-- Begin Supplied data --

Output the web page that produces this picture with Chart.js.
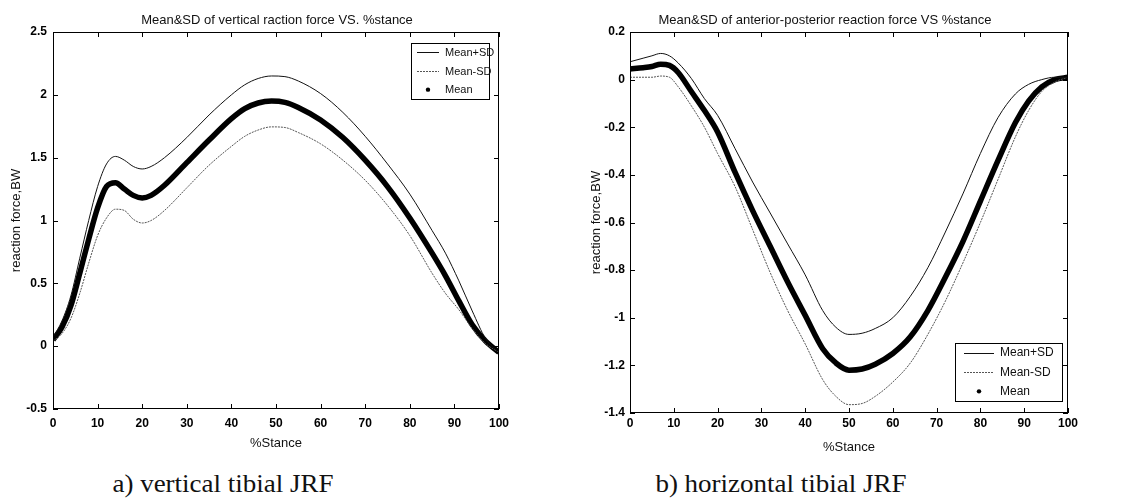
<!DOCTYPE html>
<html>
<head>
<meta charset="utf-8">
<script src="https://cdn.jsdelivr.net/npm/chart.js@4.4.1/dist/chart.umd.min.js"></script>
<style>
  html, body { margin: 0; padding: 0; background: #fff; width: 1131px; height: 498px; overflow: hidden; }
  body { position: relative; }
  .panel { position: absolute; top: 0; }
  .cap { position: absolute; top: 470px; font-family: "Liberation Serif", "Times New Roman", serif; font-size: 25px;
         color: #111; white-space: nowrap; transform: translateX(-50%) scaleX(1.08); }
</style>
</head>
<body>
<div class="panel" style="left:0;width:552px;height:460px"><canvas id="vertChart"></canvas></div>
<div class="panel" style="left:560px;width:571px;height:464px"><canvas id="horizChart"></canvas></div>
<div class="cap" style="left:223px">a) vertical tibial JRF</div>
<div class="cap" style="left:781px">b) horizontal tibial JRF</div>
<script>
// vertical tibial JRF (x = %stance)
const vertX     = [0, 2, 4, 6, 8, 10, 12, 14, 16, 18, 20, 22, 25, 30, 35, 40, 43, 46, 49, 52, 55, 60, 65, 70, 75, 80, 85, 88, 91, 94, 97, 100];
const vertMean  = [0.05, 0.15, 0.32, 0.58, 0.85, 1.10, 1.27, 1.30, 1.25, 1.20, 1.18, 1.20, 1.28, 1.46, 1.64, 1.81, 1.89, 1.935, 1.95, 1.94, 1.90, 1.80, 1.66, 1.48, 1.27, 1.02, 0.74, 0.56, 0.36, 0.17, 0.04, -0.05];
const vertUpper = [0.07, 0.20, 0.40, 0.70, 1.00, 1.27, 1.45, 1.51, 1.48, 1.43, 1.41, 1.43, 1.50, 1.66, 1.84, 2.00, 2.08, 2.13, 2.15, 2.145, 2.11, 2.01, 1.86, 1.67, 1.45, 1.21, 0.92, 0.74, 0.52, 0.28, 0.06, -0.05];
const vertLower = [0.04, 0.10, 0.22, 0.42, 0.66, 0.88, 1.02, 1.09, 1.08, 1.01, 0.98, 1.00, 1.08, 1.26, 1.44, 1.59, 1.67, 1.72, 1.745, 1.74, 1.70, 1.61, 1.48, 1.32, 1.12, 0.88, 0.58, 0.42, 0.29, 0.14, 0.02, -0.05];

// anterior-posterior (horizontal) tibial JRF
const horizX     = [0, 3, 5, 7, 9, 11, 14, 17, 20, 24, 28, 32, 36, 40, 44, 47, 50, 53, 56, 60, 64, 68, 72, 76, 80, 84, 88, 91, 94, 97, 100];
const horizMean  = [0.045, 0.05, 0.055, 0.065, 0.06, 0.03, -0.05, -0.13, -0.22, -0.39, -0.55, -0.70, -0.85, -0.99, -1.13, -1.19, -1.22, -1.215, -1.195, -1.15, -1.08, -0.97, -0.83, -0.68, -0.51, -0.34, -0.18, -0.09, -0.03, 0.0, 0.01];
const horizUpper = [0.075, 0.09, 0.10, 0.11, 0.10, 0.07, 0.005, -0.08, -0.15, -0.29, -0.43, -0.56, -0.69, -0.82, -0.97, -1.04, -1.07, -1.065, -1.045, -1.00, -0.91, -0.79, -0.64, -0.48, -0.31, -0.16, -0.06, -0.02, 0.0, 0.01, 0.01];
const horizLower = [0.01, 0.01, 0.01, 0.015, 0.01, -0.03, -0.11, -0.20, -0.31, -0.45, -0.63, -0.81, -0.97, -1.11, -1.26, -1.33, -1.365, -1.36, -1.33, -1.27, -1.19, -1.07, -0.93, -0.77, -0.60, -0.42, -0.24, -0.13, -0.05, -0.01, 0.01];

const xTicks = [0, 10, 20, 30, 40, 50, 60, 70, 80, 90, 100];
const seriesNames = ["Mean+SD", "Mean-SD", "Mean"];
const titles = ["Mean&SD of vertical raction force VS. %stance", "Mean&SD of anterior-posterior reaction force VS %stance"];

const SANS = '"Liberation Sans", Arial, sans-serif';

function pts(xs, ys) {
  return xs.map((x, i) => ({ x: x, y: ys[i] }));
}

// box round the axes, with ticks pointing inward on all four sides
const boxTicks = {
  id: "boxTicks",
  afterDatasetsDraw(chart) {
    const { ctx, chartArea: a, scales: { x, y } } = chart;
    ctx.save();
    ctx.strokeStyle = "#000";
    ctx.lineWidth = 1;
    ctx.strokeRect(a.left + 0.5, a.top + 0.5, a.width - 1, a.height - 1);
    ctx.beginPath();
    x.ticks.forEach(t => {
      const px = Math.round(x.getPixelForValue(t.value)) + 0.5;
      ctx.moveTo(px, a.bottom); ctx.lineTo(px, a.bottom - 5);
      ctx.moveTo(px, a.top); ctx.lineTo(px, a.top + 5);
    });
    y.ticks.forEach(t => {
      const py = Math.round(y.getPixelForValue(t.value)) + 0.5;
      ctx.moveTo(a.left, py); ctx.lineTo(a.left + 5, py);
      ctx.moveTo(a.right, py); ctx.lineTo(a.right - 5, py);
    });
    ctx.stroke();
    ctx.restore();
  }
};

// title above the axes, legend box inside them
const panelDecor = {
  id: "panelDecor",
  afterDraw(chart, args, opts) {
    const { ctx, chartArea: a } = chart;
    ctx.save();
    ctx.fillStyle = "#111";
    ctx.font = "13px " + SANS;
    ctx.textAlign = "center";
    ctx.textBaseline = "middle";
    ctx.fillText(opts.title, (a.left + a.right) / 2 + opts.titleDx, opts.titleY);

    const lg = opts.legend;
    const bx = a.right - lg.right - lg.w;
    const by = lg.bottom != null ? a.bottom - lg.bottom - lg.h : a.top + lg.top;
    ctx.fillStyle = "#fff";
    ctx.fillRect(bx, by, lg.w, lg.h);
    ctx.strokeStyle = "#000";
    ctx.lineWidth = 1;
    ctx.strokeRect(Math.round(bx) + 0.5, Math.round(by) + 0.5, lg.w, lg.h);
    ctx.font = lg.font + "px " + SANS;
    ctx.textAlign = "left";
    const rowH = lg.h / 3;
    chart.data.datasets.forEach((ds, i) => {
      const cy = by + rowH * (i + 0.5);
      const x0 = bx + lg.pad, x1 = x0 + lg.line;
      if (i < 2) {
        ctx.strokeStyle = ds.borderColor;
        ctx.lineWidth = 1;
        ctx.setLineDash(ds.borderDash || []);
        ctx.beginPath(); ctx.moveTo(x0, Math.round(cy) + 0.5); ctx.lineTo(x1, Math.round(cy) + 0.5); ctx.stroke();
        ctx.setLineDash([]);
      } else {
        ctx.fillStyle = "#000";
        ctx.beginPath(); ctx.arc((x0 + x1) / 2, cy, 2.2, 0, Math.PI * 2); ctx.fill();
      }
      ctx.fillStyle = "#111";
      ctx.fillText(ds.label, x1 + 6, cy + 0.5);
    });
    ctx.restore();
  }
};

function makeChart(id, xs, upper, lower, mean, cfg) {
  const ctx = document.getElementById(id).getContext("2d");
  return new Chart(ctx, {
    type: "line",
    data: {
      datasets: [
        { label: seriesNames[0], data: pts(xs, upper), borderColor: "#111", borderWidth: 1 },
        { label: seriesNames[1], data: pts(xs, lower), borderColor: "#555", borderWidth: 1, borderDash: [2, 1] },
        { label: seriesNames[2], data: pts(xs, mean), borderColor: "#000", borderWidth: 5.5 }
      ]
    },
    options: {
      responsive: true,
      maintainAspectRatio: false,
      animation: false,
      layout: { padding: cfg.padding },
      elements: {
        point: { radius: 0 },
        line: { cubicInterpolationMode: "monotone", fill: false }
      },
      plugins: {
        legend: { display: false },
        tooltip: { enabled: false },
        panelDecor: cfg.decor
      },
      scales: {
        x: {
          type: "linear",
          min: 0, max: 100,
          afterBuildTicks: s => { s.ticks = xTicks.map(v => ({ value: v })); },
          afterFit: s => { s.height = 45; },
          grid: { display: false, drawTicks: false },
          border: { display: false },
          ticks: { color: "#000", padding: cfg.xPad, maxRotation: 0, font: { family: SANS, size: 12, weight: "bold" } },
          title: { display: true, text: "%Stance", color: "#111", padding: { top: 0, bottom: 3 }, font: { family: SANS, size: 13 } }
        },
        y: {
          min: cfg.yMin, max: cfg.yMax,
          ticks: {
            stepSize: cfg.yStep, color: "#000", padding: cfg.yPad,
            font: { family: SANS, size: 12, weight: "bold" },
            callback: v => String(+v.toFixed(2))
          },
          afterFit: s => { s.width = cfg.yWidth; },
          grid: { display: false, drawTicks: false },
          border: { display: false },
          title: { display: true, text: "reaction force,BW", color: "#111", padding: { top: cfg.yTitlePad, bottom: 0 }, font: { family: SANS, size: 13 } }
        }
      }
    },
    plugins: [boxTicks, panelDecor]
  });
}

makeChart("vertChart", vertX, vertUpper, vertLower, vertMean, {
  padding: { top: 32, right: 53, bottom: 6, left: 0 },
  yMin: -0.5, yMax: 2.5, yStep: 0.5, yWidth: 53, yPad: 6, yTitlePad: 9, xPad: 7,
  decor: {
    title: titles[0], titleDx: 1, titleY: 20,
    legend: { right: 10, top: 11, w: 78, h: 56, font: 11, pad: 6, line: 22 }
  }
});

makeChart("horizChart", horizX, horizUpper, horizLower, horizMean, {
  padding: { top: 32, right: 63, bottom: 6, left: 0 },
  yMin: -1.4, yMax: 0.2, yStep: 0.2, yWidth: 70, yPad: 5, yTitlePad: 29, xPad: 3,
  decor: {
    title: titles[1], titleDx: -24, titleY: 20,
    legend: { right: 6, bottom: 12, w: 107, h: 58, font: 12, pad: 9, line: 30 }
  }
});
</script>
</body>
</html>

-- End Supplied data --

From the material above, copy each line that includes the word "with".

▶ Written response
Output the web page that produces this picture with Chart.js.
// box round the axes, with ticks pointing inward on all four sides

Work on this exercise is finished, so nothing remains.